▶ _Supplied information_:
################

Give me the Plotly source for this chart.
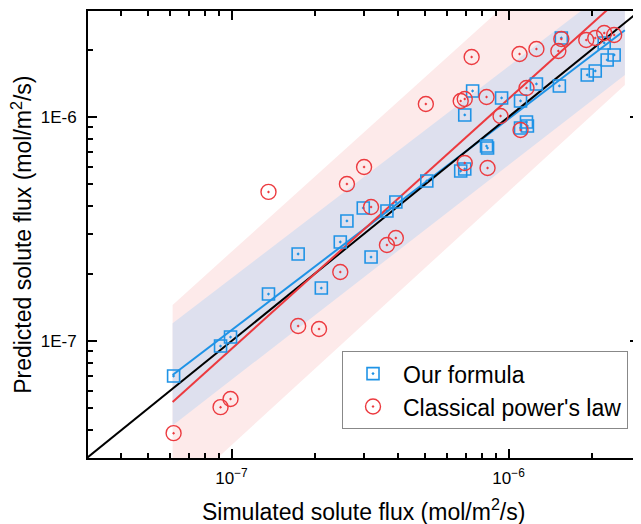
import plotly.graph_objects as go

# ---- data ----
ours_x = [6.18e-8, 9.13e-8, 9.92e-8, 1.36e-7, 1.74e-7, 2.11e-7, 2.47e-7, 2.61e-7, 2.99e-7, 3.19e-7,
          3.64e-7, 3.92e-7, 5.07e-7, 6.72e-7, 6.95e-7, 6.95e-7, 7.42e-7, 8.33e-7, 8.40e-7, 9.44e-7,
          1.105e-6, 1.105e-6, 1.161e-6, 1.170e-6, 1.261e-6, 1.526e-6, 1.551e-6, 1.924e-6, 2.056e-6,
          2.215e-6, 2.270e-6, 2.406e-6]
ours_y = [6.98e-8, 9.50e-8, 1.042e-7, 1.621e-7, 2.446e-7, 1.724e-7, 2.767e-7, 3.434e-7, 3.925e-7, 2.371e-7,
          3.805e-7, 4.174e-7, 5.18e-7, 5.74e-7, 5.86e-7, 1.021e-6, 1.306e-6, 7.42e-7, 7.27e-7, 1.216e-6,
          1.179e-6, 8.93e-7, 9.50e-7, 9.12e-7, 1.404e-6, 1.375e-6, 2.253e-6, 1.540e-6, 1.605e-6,
          2.140e-6, 1.797e-6, 1.891e-6]

power_x = [6.18e-8, 9.13e-8, 9.92e-8, 1.36e-7, 1.74e-7, 2.07e-7, 2.47e-7, 2.61e-7, 3.01e-7, 3.19e-7,
           3.64e-7, 3.92e-7, 5.03e-7, 6.72e-7, 6.95e-7, 6.95e-7, 7.36e-7, 8.33e-7, 8.40e-7, 9.36e-7,
           1.096e-6, 1.105e-6, 1.161e-6, 1.261e-6, 1.513e-6, 1.551e-6, 1.908e-6, 2.056e-6, 2.215e-6, 2.406e-6]
power_y = [3.88e-8, 5.07e-8, 5.51e-8, 4.63e-7, 1.167e-7, 1.131e-7, 2.032e-7, 5.02e-7, 5.98e-7, 3.964e-7,
           2.683e-7, 2.883e-7, 1.143e-6, 1.179e-6, 1.203e-6, 6.23e-7, 1.853e-6, 1.228e-6, 5.92e-7, 1.010e-6,
           1.911e-6, 8.75e-7, 1.347e-6, 2.011e-6, 1.970e-6, 2.230e-6, 2.207e-6, 2.253e-6, 2.371e-6, 2.323e-6]

# fitted lines (endpoints)
fit_x = [6.13e-8, 2.63e-6]
ours_fit_y = [7.05e-8, 2.44e-6]
power_fit_y = [5.34e-8, 3.54e-6]

# prediction bands (endpoints)
ours_band_lo = [4.2e-8, 1.54e-6]
ours_band_hi = [1.20e-7, 4.2e-6]
power_band_lo = [1.97e-8, 1.39e-6]
power_band_hi = [1.45e-7, 9.6e-6]

# identity line
ident = [1e-8, 1e-5]

x_ticks = [1e-7, 1e-6]
x_ticktext = ["10<sup>\u22127</sup>", "10<sup>\u22126</sup>"]
y_ticks = [1e-7, 1e-6]
y_ticktext = ["1E-7", "1E-6"]
x_minor = [3e-8, 4e-8, 5e-8, 6e-8, 7e-8, 8e-8, 9e-8, 2e-7, 3e-7, 4e-7, 5e-7, 6e-7, 7e-7, 8e-7, 9e-7, 2e-6, 3e-6]
y_minor = [4e-8, 5e-8, 6e-8, 7e-8, 8e-8, 9e-8, 2e-7, 3e-7, 4e-7, 5e-7, 6e-7, 7e-7, 8e-7, 9e-7, 2e-6]

BLUE = "#1f93e6"
RED = "#ec3a3f"
FONT = "Arial, Liberation Sans, sans-serif"

fig = go.Figure()

# pink band
fig.add_trace(go.Scatter(
    x=[fit_x[0], fit_x[1], fit_x[1], fit_x[0]],
    y=[power_band_lo[0], power_band_lo[1], power_band_hi[1], power_band_hi[0]],
    fill="toself", fillcolor="rgb(253,234,234)", line=dict(width=0),
    mode="lines", showlegend=False, hoverinfo="skip"))
# blue band
fig.add_trace(go.Scatter(
    x=[fit_x[0], fit_x[1], fit_x[1], fit_x[0]],
    y=[ours_band_lo[0], ours_band_lo[1], ours_band_hi[1], ours_band_hi[0]],
    fill="toself", fillcolor="rgb(222,224,238)", line=dict(width=0),
    mode="lines", showlegend=False, hoverinfo="skip"))

# lines
fig.add_trace(go.Scatter(x=fit_x, y=ours_fit_y, mode="lines",
                         line=dict(color=BLUE, width=2), showlegend=False))
fig.add_trace(go.Scatter(x=ident, y=ident, mode="lines",
                         line=dict(color="black", width=2), showlegend=False))
fig.add_trace(go.Scatter(x=fit_x, y=power_fit_y, mode="lines",
                         line=dict(color=RED, width=2), showlegend=False))

# markers
fig.add_trace(go.Scatter(x=ours_x, y=ours_y, mode="markers", name="Our formula",
                         marker=dict(symbol="square-open-dot", size=12, color=BLUE,
                                     line=dict(width=1.6, color=BLUE))))
fig.add_trace(go.Scatter(x=power_x, y=power_y, mode="markers", name="Classical power's law",
                         marker=dict(symbol="circle-open-dot", size=15, color=RED,
                                     line=dict(width=1.4, color=RED))))

axis_common = dict(
    type="log", showgrid=False, zeroline=False,
    showline=True, linecolor="black", linewidth=2, mirror="allticks",
    ticks="inside", ticklen=9, tickwidth=2, tickcolor="black",
    tickmode="array", tickfont=dict(family=FONT, size=17, color="black"),
)

fig.update_xaxes(**axis_common, range=[-7.518, -5.529],
                 tickvals=x_ticks, ticktext=x_ticktext, ticklabelstandoff=4,
                 minor=dict(tickmode="array", tickvals=x_minor, ticks="inside",
                            ticklen=5, tickwidth=1.5, tickcolor="black"))
fig.update_yaxes(**axis_common, range=[-7.522, -5.527],
                 tickvals=y_ticks, ticktext=y_ticktext, ticklabelstandoff=6,
                 minor=dict(tickmode="array", tickvals=y_minor, ticks="inside",
                            ticklen=5, tickwidth=1.5, tickcolor="black"))

fig.update_layout(
    width=633, height=516,
    margin=dict(l=80, r=0, t=3, b=66),
    paper_bgcolor="white", plot_bgcolor="white",
    font=dict(family=FONT, color="black"),
    legend=dict(x=0.461, y=0.239, xanchor="left", yanchor="top",
                bordercolor="#888888", borderwidth=1, bgcolor="white",
                font=dict(family=FONT, size=23, color="black"),
                itemwidth=50, tracegroupgap=0),
    annotations=[
        dict(text="Simulated solute flux (mol/m<sup>2</sup>/s)", xref="paper", yref="paper",
             x=0.5, y=-0.117, xanchor="center", yanchor="middle", showarrow=False,
             font=dict(family=FONT, size=23, color="black")),
        dict(text="Predicted solute flux (mol/m<sup>2</sup>/s)", xref="paper", yref="paper",
             x=-0.121, y=0.5, xanchor="center", yanchor="middle", showarrow=False,
             textangle=-90, font=dict(family=FONT, size=23, color="black")),
    ],
)

fig.write_html("out.html")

################

▶ _Set task_: Copy the whole listing above word for word but do not carry over the pictures.

▶ _Solution for this exercise_:
Give me the Plotly source for this chart.
import plotly.graph_objects as go

# ---- data ----
ours_x = [6.18e-8, 9.13e-8, 9.92e-8, 1.36e-7, 1.74e-7, 2.11e-7, 2.47e-7, 2.61e-7, 2.99e-7, 3.19e-7,
          3.64e-7, 3.92e-7, 5.07e-7, 6.72e-7, 6.95e-7, 6.95e-7, 7.42e-7, 8.33e-7, 8.40e-7, 9.44e-7,
          1.105e-6, 1.105e-6, 1.161e-6, 1.170e-6, 1.261e-6, 1.526e-6, 1.551e-6, 1.924e-6, 2.056e-6,
          2.215e-6, 2.270e-6, 2.406e-6]
ours_y = [6.98e-8, 9.50e-8, 1.042e-7, 1.621e-7, 2.446e-7, 1.724e-7, 2.767e-7, 3.434e-7, 3.925e-7, 2.371e-7,
          3.805e-7, 4.174e-7, 5.18e-7, 5.74e-7, 5.86e-7, 1.021e-6, 1.306e-6, 7.42e-7, 7.27e-7, 1.216e-6,
          1.179e-6, 8.93e-7, 9.50e-7, 9.12e-7, 1.404e-6, 1.375e-6, 2.253e-6, 1.540e-6, 1.605e-6,
          2.140e-6, 1.797e-6, 1.891e-6]

power_x = [6.18e-8, 9.13e-8, 9.92e-8, 1.36e-7, 1.74e-7, 2.07e-7, 2.47e-7, 2.61e-7, 3.01e-7, 3.19e-7,
           3.64e-7, 3.92e-7, 5.03e-7, 6.72e-7, 6.95e-7, 6.95e-7, 7.36e-7, 8.33e-7, 8.40e-7, 9.36e-7,
           1.096e-6, 1.105e-6, 1.161e-6, 1.261e-6, 1.513e-6, 1.551e-6, 1.908e-6, 2.056e-6, 2.215e-6, 2.406e-6]
power_y = [3.88e-8, 5.07e-8, 5.51e-8, 4.63e-7, 1.167e-7, 1.131e-7, 2.032e-7, 5.02e-7, 5.98e-7, 3.964e-7,
           2.683e-7, 2.883e-7, 1.143e-6, 1.179e-6, 1.203e-6, 6.23e-7, 1.853e-6, 1.228e-6, 5.92e-7, 1.010e-6,
           1.911e-6, 8.75e-7, 1.347e-6, 2.011e-6, 1.970e-6, 2.230e-6, 2.207e-6, 2.253e-6, 2.371e-6, 2.323e-6]

# fitted lines (endpoints)
fit_x = [6.13e-8, 2.63e-6]
ours_fit_y = [7.05e-8, 2.44e-6]
power_fit_y = [5.34e-8, 3.54e-6]

# prediction bands (endpoints)
ours_band_lo = [4.2e-8, 1.54e-6]
ours_band_hi = [1.20e-7, 4.2e-6]
power_band_lo = [1.97e-8, 1.39e-6]
power_band_hi = [1.45e-7, 9.6e-6]

# identity line
ident = [1e-8, 1e-5]

x_ticks = [1e-7, 1e-6]
x_ticktext = ["10<sup>\u22127</sup>", "10<sup>\u22126</sup>"]
y_ticks = [1e-7, 1e-6]
y_ticktext = ["1E-7", "1E-6"]
x_minor = [3e-8, 4e-8, 5e-8, 6e-8, 7e-8, 8e-8, 9e-8, 2e-7, 3e-7, 4e-7, 5e-7, 6e-7, 7e-7, 8e-7, 9e-7, 2e-6, 3e-6]
y_minor = [4e-8, 5e-8, 6e-8, 7e-8, 8e-8, 9e-8, 2e-7, 3e-7, 4e-7, 5e-7, 6e-7, 7e-7, 8e-7, 9e-7, 2e-6]

BLUE = "#1f93e6"
RED = "#ec3a3f"
FONT = "Arial, Liberation Sans, sans-serif"

fig = go.Figure()

# pink band
fig.add_trace(go.Scatter(
    x=[fit_x[0], fit_x[1], fit_x[1], fit_x[0]],
    y=[power_band_lo[0], power_band_lo[1], power_band_hi[1], power_band_hi[0]],
    fill="toself", fillcolor="rgb(253,234,234)", line=dict(width=0),
    mode="lines", showlegend=False, hoverinfo="skip"))
# blue band
fig.add_trace(go.Scatter(
    x=[fit_x[0], fit_x[1], fit_x[1], fit_x[0]],
    y=[ours_band_lo[0], ours_band_lo[1], ours_band_hi[1], ours_band_hi[0]],
    fill="toself", fillcolor="rgb(222,224,238)", line=dict(width=0),
    mode="lines", showlegend=False, hoverinfo="skip"))

# lines
fig.add_trace(go.Scatter(x=fit_x, y=ours_fit_y, mode="lines",
                         line=dict(color=BLUE, width=2), showlegend=False))
fig.add_trace(go.Scatter(x=ident, y=ident, mode="lines",
                         line=dict(color="black", width=2), showlegend=False))
fig.add_trace(go.Scatter(x=fit_x, y=power_fit_y, mode="lines",
                         line=dict(color=RED, width=2), showlegend=False))

# markers
fig.add_trace(go.Scatter(x=ours_x, y=ours_y, mode="markers", name="Our formula",
                         marker=dict(symbol="square-open-dot", size=12, color=BLUE,
                                     line=dict(width=1.6, color=BLUE))))
fig.add_trace(go.Scatter(x=power_x, y=power_y, mode="markers", name="Classical power's law",
                         marker=dict(symbol="circle-open-dot", size=15, color=RED,
                                     line=dict(width=1.4, color=RED))))

axis_common = dict(
    type="log", showgrid=False, zeroline=False,
    showline=True, linecolor="black", linewidth=2, mirror="allticks",
    ticks="inside", ticklen=9, tickwidth=2, tickcolor="black",
    tickmode="array", tickfont=dict(family=FONT, size=17, color="black"),
)

fig.update_xaxes(**axis_common, range=[-7.518, -5.529],
                 tickvals=x_ticks, ticktext=x_ticktext, ticklabelstandoff=4,
                 minor=dict(tickmode="array", tickvals=x_minor, ticks="inside",
                            ticklen=5, tickwidth=1.5, tickcolor="black"))
fig.update_yaxes(**axis_common, range=[-7.522, -5.527],
                 tickvals=y_ticks, ticktext=y_ticktext, ticklabelstandoff=6,
                 minor=dict(tickmode="array", tickvals=y_minor, ticks="inside",
                            ticklen=5, tickwidth=1.5, tickcolor="black"))

fig.update_layout(
    width=633, height=516,
    margin=dict(l=80, r=0, t=3, b=66),
    paper_bgcolor="white", plot_bgcolor="white",
    font=dict(family=FONT, color="black"),
    legend=dict(x=0.461, y=0.239, xanchor="left", yanchor="top",
                bordercolor="#888888", borderwidth=1, bgcolor="white",
                font=dict(family=FONT, size=23, color="black"),
                itemwidth=50, tracegroupgap=0),
    annotations=[
        dict(text="Simulated solute flux (mol/m<sup>2</sup>/s)", xref="paper", yref="paper",
             x=0.5, y=-0.117, xanchor="center", yanchor="middle", showarrow=False,
             font=dict(family=FONT, size=23, color="black")),
        dict(text="Predicted solute flux (mol/m<sup>2</sup>/s)", xref="paper", yref="paper",
             x=-0.121, y=0.5, xanchor="center", yanchor="middle", showarrow=False,
             textangle=-90, font=dict(family=FONT, size=23, color="black")),
    ],
)

fig.write_html("out.html")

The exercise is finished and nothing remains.